PROMPT. Pictures excluded, return the lines below from the first through the line holding "plt.rcParams['font.family'] = ['Liberation".

DATA PROVIDED.
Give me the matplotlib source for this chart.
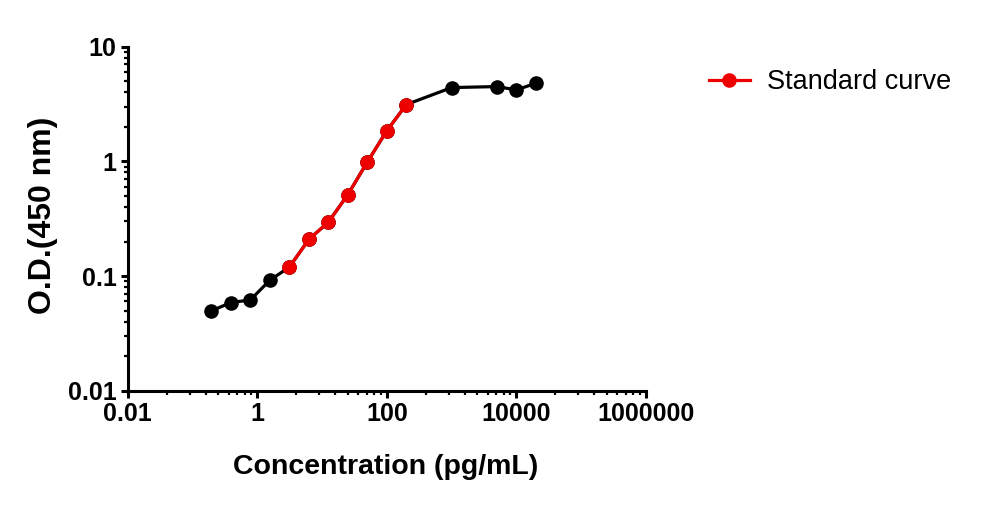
import numpy as np
import matplotlib
matplotlib.use("Agg")
import matplotlib.pyplot as plt
from matplotlib.ticker import FixedLocator, FuncFormatter, NullFormatter

plt.rcParams['font.family'] = ['Liberation Sans', 'DejaVu Sans']

# concentraciones (pg/mL) y densidad optica
conc = [0.195, 0.39, 0.78, 1.56, 3.125, 6.25, 12.5, 25, 50, 100, 200,
        1000, 5000, 10000, 20000]
od = [0.0496, 0.0587, 0.0618, 0.0918, 0.1197, 0.2085, 0.295, 0.513, 0.988,
      1.85, 3.13, 4.40, 4.49, 4.20, 4.80]
# tramo de la curva estandar (indices)
std_start, std_end = 4, 10

x_major = [0.01, 1, 100, 10000, 1000000]
y_major = [0.01, 0.1, 1, 10]

fig = plt.figure(figsize=(9.81, 5.07), dpi=100)
ax = fig.add_axes([0.1302, 0.2294, 0.5283, 0.6785])

# linea negra completa y tramo rojo encima
ax.plot(conc, od, color='black', lw=2.3, marker='o', ms=10.5,
        markeredgewidth=0, zorder=3, clip_on=False)
ax.plot(conc[std_start:std_end + 1], od[std_start:std_end + 1], color='#ee0000',
        lw=2.3, marker='o', ms=10.5, markeredgewidth=0, zorder=4,
        clip_on=False, label='Standard curve')

ax.set_xscale('log')
ax.set_yscale('log')
ax.set_xlim(0.01, 1000000)
ax.set_ylim(0.01, 10)

fmt = FuncFormatter(lambda v, p: f'{v:.10g}')
ax.xaxis.set_major_locator(FixedLocator(x_major))
ax.yaxis.set_major_locator(FixedLocator(y_major))
ax.xaxis.set_major_formatter(fmt)
ax.yaxis.set_major_formatter(fmt)

# ticks menores: GraphPad reparte 2..9 dentro de cada intervalo de 100x
x_minor = [10 ** (np.log10(m) + 2 * np.log10(k)) for m in x_major[:-1] for k in range(2, 10)]
y_minor = [m * k for m in y_major[:-1] for k in range(2, 10)]
ax.xaxis.set_minor_locator(FixedLocator(x_minor))
ax.yaxis.set_minor_locator(FixedLocator(y_minor))
ax.xaxis.set_minor_formatter(NullFormatter())
ax.yaxis.set_minor_formatter(NullFormatter())

for s in ['top', 'right']:
    ax.spines[s].set_visible(False)
for s in ['left', 'bottom']:
    ax.spines[s].set_linewidth(2.2)

ax.tick_params(which='major', direction='out', length=5, width=2.2, pad=3,
               labelsize=18)
ax.tick_params(which='minor', direction='out', length=3, width=1.6)
for lab in ax.get_xticklabels() + ax.get_yticklabels():
    lab.set_fontweight('bold')

ax.set_xlabel('Concentration (pg/mL)', fontsize=20.5, fontweight='bold')
ax.set_ylabel('O.D.(450 nm)', fontsize=23, fontweight='bold')
ax.xaxis.set_label_coords(0.497, -0.184)
ax.yaxis.set_label_coords(-0.134, 0.51)

fig.legend(loc='center left', bbox_to_anchor=(0.7227, 0.8383), frameon=False,
           fontsize=19.5, handlelength=1.5, handletextpad=0.65, borderpad=0,
           borderaxespad=0)

fig.savefig('out.png', dpi=100)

COMPLETE OUTPUT.
Give me the matplotlib source for this chart.
import numpy as np
import matplotlib
matplotlib.use("Agg")
import matplotlib.pyplot as plt
from matplotlib.ticker import FixedLocator, FuncFormatter, NullFormatter

plt.rcParams['font.family'] = ['Liberation Sans', 'DejaVu Sans']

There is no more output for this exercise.